Asia’s Corporate Debt Splurge
OREANDA-NEWS. July 31, 2014. Asia’s corporate debt has risen sharply since the 2008 global financial crisis but debt-to-equity ratios among listed firms in most markets are still much lower than in 1996, just before the Asian financial crisis.
Total debt of non-financial corporations as a share of GDP – including our estimate of bank lending and bonds – has increased in all markets over the past five years. However, in terms of level as well as change since 2008, there are substantial variations across the region. Leverage is still low in Indonesia, India and the Philippines at below 50 per cent. Singapore and Hong Kong have ratios above 200 per cent, but these are regional financial centres, with bank loans often extended to non-residents, especially Chinese firms in Hong Kong.
China and Malaysia have also seen a substantial rise in corporate debt, but much of this may either carry explicit or implicit government guarantees because borrowers include a substantial number of public enterprises. Malaysia, at almost 100 per cent, has almost pulled up to Japan, reflecting rising leverage in the former and deleveraging in the latter.

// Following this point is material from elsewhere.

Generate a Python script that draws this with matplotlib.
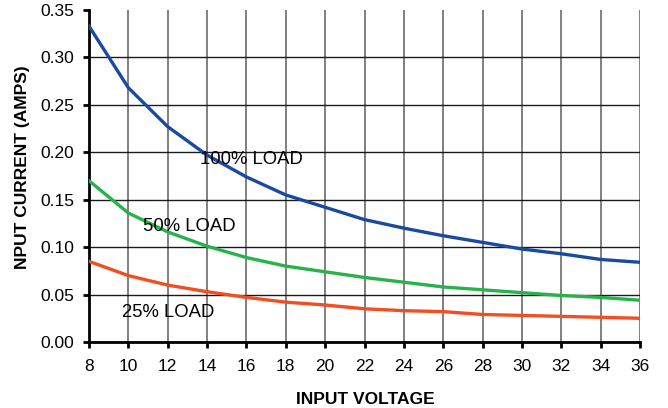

Korea’s ratio has jumped to nearly 150 per cent – a touch ahead of China – because corporate bond issuance has grown sharply even though bank credit growth has been fairly subdued in recent years.
Debt-to-equity ratios for listed companies have increased in Taiwan, Singapore, India, the Philippines and Thailand over the past five years but fallen substantially in Korea, Malaysia, Indonesia and Hong Kong.
However, a closer look reveals that there may have been a more substantial build-up of debt among smaller, non-listed companies – though it is difficult to calculate exact leverage ratios, partly because smaller firms still fund themselves overwhelmingly from banks, rather than the bond market, and detailed balance-sheet data is not available.
How does this compare to 1996, just before the onset of the Asian financial crisis? In the majority of economies, especially Korea and Thailand, debt-to-equity ratios are considerably lower now. Where they have risen – Hong Kong, Singapore, the Philippines and China – they are still relatively low by regional comparison.
But this doesn’t necessarily mean we can stay relaxed about corporate debt in Asia. Even if listed companies aren’t as geared as, say, in 1996, total borrowing has still increased. Activity in Asia remains in large part credit-driven and that process is sustainable only for so long.